— DATASET EXTRACT —
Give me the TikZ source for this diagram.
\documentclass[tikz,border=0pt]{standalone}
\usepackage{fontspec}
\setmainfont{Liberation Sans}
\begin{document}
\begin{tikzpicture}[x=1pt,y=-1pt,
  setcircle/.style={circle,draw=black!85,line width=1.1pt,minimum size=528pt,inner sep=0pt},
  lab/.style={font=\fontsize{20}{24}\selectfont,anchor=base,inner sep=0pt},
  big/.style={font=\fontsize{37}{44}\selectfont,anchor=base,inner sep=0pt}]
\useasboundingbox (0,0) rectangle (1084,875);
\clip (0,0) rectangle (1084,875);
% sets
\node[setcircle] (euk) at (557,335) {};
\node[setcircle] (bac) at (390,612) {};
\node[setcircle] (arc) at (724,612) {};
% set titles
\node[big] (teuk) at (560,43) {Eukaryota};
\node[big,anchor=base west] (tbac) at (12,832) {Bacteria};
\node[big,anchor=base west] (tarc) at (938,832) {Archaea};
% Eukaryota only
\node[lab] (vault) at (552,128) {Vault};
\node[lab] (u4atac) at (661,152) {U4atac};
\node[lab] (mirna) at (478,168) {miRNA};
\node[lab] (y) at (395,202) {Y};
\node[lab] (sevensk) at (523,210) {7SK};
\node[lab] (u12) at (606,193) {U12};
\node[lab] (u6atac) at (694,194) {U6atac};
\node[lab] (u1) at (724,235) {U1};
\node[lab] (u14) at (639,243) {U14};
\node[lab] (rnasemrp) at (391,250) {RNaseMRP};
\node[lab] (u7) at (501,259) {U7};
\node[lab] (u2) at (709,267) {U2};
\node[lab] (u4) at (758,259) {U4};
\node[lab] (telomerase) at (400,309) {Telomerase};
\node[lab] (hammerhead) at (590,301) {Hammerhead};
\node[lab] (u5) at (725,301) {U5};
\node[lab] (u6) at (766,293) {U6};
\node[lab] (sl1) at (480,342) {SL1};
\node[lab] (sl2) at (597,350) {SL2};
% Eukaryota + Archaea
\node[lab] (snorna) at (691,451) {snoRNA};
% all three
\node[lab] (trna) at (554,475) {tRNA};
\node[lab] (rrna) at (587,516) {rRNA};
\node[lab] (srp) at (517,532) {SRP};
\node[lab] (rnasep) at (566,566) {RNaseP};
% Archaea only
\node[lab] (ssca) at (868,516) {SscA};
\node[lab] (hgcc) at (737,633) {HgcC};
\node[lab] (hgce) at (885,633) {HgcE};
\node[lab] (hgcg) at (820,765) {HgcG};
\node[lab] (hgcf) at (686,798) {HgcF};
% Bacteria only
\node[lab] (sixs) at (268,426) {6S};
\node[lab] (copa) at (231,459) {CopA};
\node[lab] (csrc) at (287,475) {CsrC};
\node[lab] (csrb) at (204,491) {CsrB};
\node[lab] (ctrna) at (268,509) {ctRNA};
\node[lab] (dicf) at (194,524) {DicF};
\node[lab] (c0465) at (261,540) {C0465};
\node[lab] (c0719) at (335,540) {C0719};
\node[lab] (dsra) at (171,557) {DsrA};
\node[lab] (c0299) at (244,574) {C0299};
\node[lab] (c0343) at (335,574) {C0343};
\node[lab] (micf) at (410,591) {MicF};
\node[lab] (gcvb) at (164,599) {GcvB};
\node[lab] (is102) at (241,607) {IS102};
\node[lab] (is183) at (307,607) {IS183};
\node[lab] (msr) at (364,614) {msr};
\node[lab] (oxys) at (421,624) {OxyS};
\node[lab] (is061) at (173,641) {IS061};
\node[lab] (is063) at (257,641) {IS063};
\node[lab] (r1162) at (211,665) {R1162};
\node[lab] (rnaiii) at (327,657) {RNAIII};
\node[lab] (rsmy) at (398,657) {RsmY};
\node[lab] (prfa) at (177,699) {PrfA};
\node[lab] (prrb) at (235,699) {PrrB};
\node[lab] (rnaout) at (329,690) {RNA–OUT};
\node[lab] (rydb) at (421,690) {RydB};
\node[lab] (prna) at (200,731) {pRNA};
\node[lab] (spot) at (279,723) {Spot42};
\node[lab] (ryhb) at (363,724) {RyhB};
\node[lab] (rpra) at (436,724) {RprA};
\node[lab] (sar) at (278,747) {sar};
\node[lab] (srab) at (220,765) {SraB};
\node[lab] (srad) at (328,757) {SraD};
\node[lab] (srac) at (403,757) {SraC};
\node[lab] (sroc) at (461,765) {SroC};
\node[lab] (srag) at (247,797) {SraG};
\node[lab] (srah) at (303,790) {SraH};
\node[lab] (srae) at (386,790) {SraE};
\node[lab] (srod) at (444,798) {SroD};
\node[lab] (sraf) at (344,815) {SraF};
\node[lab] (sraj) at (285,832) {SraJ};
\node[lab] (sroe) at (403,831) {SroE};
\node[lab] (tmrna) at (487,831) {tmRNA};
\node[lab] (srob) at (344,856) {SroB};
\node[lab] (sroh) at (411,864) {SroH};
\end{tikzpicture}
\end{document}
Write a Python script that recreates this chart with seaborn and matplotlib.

— TASK INSTRUCTIONS —
Pull every line containing "this" from the material above.

— TASK RESPONSE —
Give me the TikZ source for this diagram.
Write a Python script that recreates this chart with seaborn and matplotlib.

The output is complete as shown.